Reverse Holo and Special Versions

reverse holo variants of Deoxys command attention because they’re mechanically identical in gameplay but rarer in sealed product. The PSA 8 reverse holo at $90 compared to the normal holo’s $74.99 near mint shows the premium—approximately $15 for the visual variety. Reverse holos pull roughly one per booster box, making them 10-15x less common than regular holos from the same set.

However, this premium only materializes if a buyer specifically wants the reverse aesthetic. Casual collectors often overlook the difference entirely, meaning you might sell a reverse holo to a dealer at regular holo prices and lose $10-$15 in value. The lesson: understand what you’re holding. A reverse holo sitting in a bulk lot is almost certainly undervalued.
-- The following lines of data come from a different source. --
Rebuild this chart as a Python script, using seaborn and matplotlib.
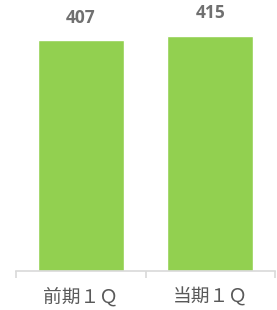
import matplotlib
matplotlib.use("Agg")
import matplotlib.pyplot as plt
import seaborn as sns
import pandas as pd

categories = ["前期１Ｑ", "当期１Ｑ"]
values = [407, 415]

sns.set_style("white")
plt.rcParams['font.family'] = ['Noto Sans CJK JP', 'DejaVu Sans']

df = pd.DataFrame({"period": categories, "value": values})

fig = plt.figure(figsize=(2.77, 3.10), dpi=100)
ax = fig.add_axes([16 / 277, 39 / 310, 259 / 277, 271 / 310])
sns.barplot(data=df, x="period", y="value", color="#92D050", width=0.665,
            saturation=1, ax=ax)

ax.set_ylim(0, 478)
ax.set_xlim(-0.5, 1.5)
ax.set_xlabel("")
ax.set_ylabel("")
ax.set_yticks([])
for s in ["top", "right", "left"]:
    ax.spines[s].set_visible(False)
ax.spines["bottom"].set_color("#D9D9D9")
ax.spines["bottom"].set_linewidth(1.2)

# category boundary ticks
ax.set_xticks([-0.5, 0.5, 1.5], minor=True)
ax.tick_params(axis="x", which="minor", bottom=True, length=5,
               color="#D9D9D9", width=1.2)
ax.tick_params(axis="x", which="major", length=0, labelsize=13.5,
               labelcolor="#595959", pad=11)

for i, v in enumerate(values):
    ax.annotate(str(v), (i, v), xytext=(0, 16), textcoords="offset points",
                ha="center", va="center", fontsize=12.5, fontweight="bold",
                color="#707070", family=["Open Sans", "DejaVu Sans"])

fig.savefig("out.png", dpi=100)
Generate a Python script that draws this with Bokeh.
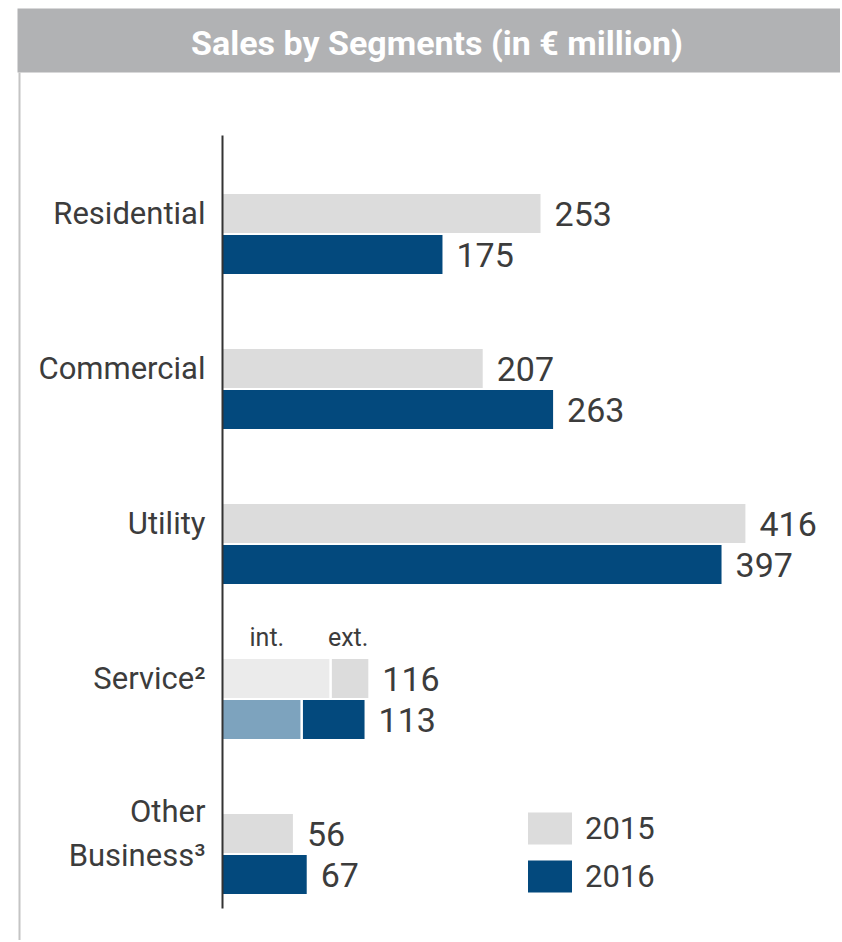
from bokeh.plotting import figure
from bokeh.models import Range1d, ColumnDataSource, Legend, LegendItem
from bokeh.core.properties import value
from bokeh.embed import file_html
from bokeh.resources import INLINE

# ---- data ----
categories = ["Residential", "Commercial", "Utility", "Service\u00b2", "Other\nBusiness\u00b3"]
sales_2015 = [253, 207, 416, 116, 56]
sales_2016 = [175, 263, 397, 113, 67]
service_int = {"2015": 86, "2016": 63}   # internal share of Service sales
service_ext = {"2015": 30, "2016": 50}   # external share of Service sales
title_text = "Sales by Segments (in \u20ac million)"
years = ["2015", "2016"]

# ---- layout constants (pixels) ----
W, H = 840, 940
PX_PER_UNIT = 1.257          # px per € million
AXIS_X = 222                 # canvas px of value 0
GROUP_PX = 155               # px between categories
GROUP0_Y = 233.5             # canvas px of first category centre
BAR_OFF = 20.5 / GROUP_PX
BAR_H = 39 / GROUP_PX

C15 = "#DCDCDC"
C15_INT = "#EBEBEB"
C16 = "#03497D"
C16_INT = "#7DA3BE"
TXT = "#3C3C3C"
FONT = "Roboto"

x0 = -AXIS_X / PX_PER_UNIT
x1 = x0 + W / PX_PER_UNIT
ytop = -GROUP0_Y / GROUP_PX
ybot = ytop + H / GROUP_PX

def ypx(c):  # canvas px -> y data
    return ytop + c / GROUP_PX

def xpx(c):  # canvas px -> x data
    return x0 + c / PX_PER_UNIT

p = figure(width=W, height=H, output_backend="svg", toolbar_location=None,
           x_range=Range1d(x0, x1), y_range=Range1d(ybot, ytop),
           min_border=0, min_border_left=0, min_border_right=0,
           min_border_top=0, min_border_bottom=0)
p.axis.visible = False
p.grid.visible = False
p.outline_line_color = None
p.background_fill_color = "white"
p.border_fill_color = "white"

idx = list(range(len(categories)))
y15 = [i - BAR_OFF for i in idx]
y16 = [i + BAR_OFF for i in idx]

src = ColumnDataSource(dict(cat=categories, y15=y15, y16=y16,
                            v15=sales_2015, v16=sales_2016,
                            l15=[str(v) for v in sales_2015],
                            l16=[str(v) for v in sales_2016]))

# title band and frame line
p.quad(left=xpx(17), right=x1, top=ypx(8), bottom=ypx(72), fill_color="#B1B2B4", line_color=None)
p.text(x=[xpx(436.5)], y=[ypx(42)], text=[title_text], text_color="white",
       text_font=value(FONT), text_font_style="bold", text_font_size="34px",
       text_align="center", text_baseline="middle")
p.segment(x0=[xpx(19)], x1=[xpx(19)], y0=[ypx(72)], y1=[ybot], line_color="#C4C4C4", line_width=2)

# bars
r15 = p.hbar(y="y15", right="v15", left=0, height=BAR_H, source=src, fill_color=C15, line_color=None)
r16 = p.hbar(y="y16", right="v16", left=0, height=BAR_H, source=src, fill_color=C16, line_color=None)

# Service split int./ext.
si = categories.index("Service\u00b2")
p.hbar(y=[y15[si]], right=[service_int["2015"]], left=0, height=BAR_H, fill_color=C15_INT, line_color=None)
p.hbar(y=[y16[si]], right=[service_int["2016"]], left=0, height=BAR_H, fill_color=C16_INT, line_color=None)
p.segment(x0=[service_int["2015"], service_int["2016"]], x1=[service_int["2015"], service_int["2016"]],
          y0=[y15[si] - BAR_H / 2, y16[si] - BAR_H / 2], y1=[y15[si] + BAR_H / 2, y16[si] + BAR_H / 2],
          line_color="white", line_width=2.5)
p.text(x=[service_int["2015"] / 4, sales_2015[si]], y=[y15[si], y15[si]], text=["int.", "ext."],
       text_align=["left", "right"], y_offset=-41, text_baseline="middle",
       text_color=TXT, text_font=value(FONT), text_font_size="25px")

# axis line
p.segment(x0=[0], x1=[0], y0=[ypx(135)], y1=[ypx(908)], line_color="#333333", line_width=2)

# category labels
p.text(x=xpx(205), y="y15", text="cat", source=src, text_align="right", text_baseline="middle",
       text_color=TXT, text_font=value(FONT), text_font_size="31px", text_line_height=1.18)

# value labels
p.text(x="v15", y="y15", text="l15", source=src, x_offset=14, text_baseline="middle",
       text_color=TXT, text_font=value(FONT), text_font_size="34px")
p.text(x="v16", y="y16", text="l16", source=src, x_offset=14, text_baseline="middle",
       text_color=TXT, text_font=value(FONT), text_font_size="34px")

legend = Legend(items=[LegendItem(label=years[0], renderers=[r15]),
                       LegendItem(label=years[1], renderers=[r16])],
                location=(522, H - 896), orientation="vertical",
                glyph_width=55, glyph_height=40, label_height=40, label_standoff=8,
                spacing=8, padding=0, margin=0,
                border_line_color=None, background_fill_alpha=0,
                label_text_font=FONT, label_text_font_size="31px", label_text_color=TXT)
p.add_layout(legend)

open("out.html", "w").write(file_html(p, INLINE))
Legends Awakened’s Position in Pokémon Collecting History

Legends Awakened released in May 2009 as the eleventh set in the Diamond & Pearl block, arriving at a point when the TCG had already fractured into casual, competitive, and collecting tiers. Deoxys has legitimate Pokedex appeal—it’s one of the few legendaries with multiple forms—which gives it staying power beyond its competitive window. The set itself is neither legendary (like Base Set) nor forgotten (like most post-2012 sets), which explains why Deoxys Holo holds value in the $12-$90 range instead of tanking to $2.

This positioning means Legends Awakened cards are not going to zero, nor will they spike dramatically without external catalyst. The Deoxys Holo sits comfortably in the middle tier of collectibility: people want it, supply exists, and prices reflect actual demand rather than speculation. A collector buying at $40-$60 for a lightly played copy is paying fair market value for a card that has existed in that price range for at least three years and likely will for several more.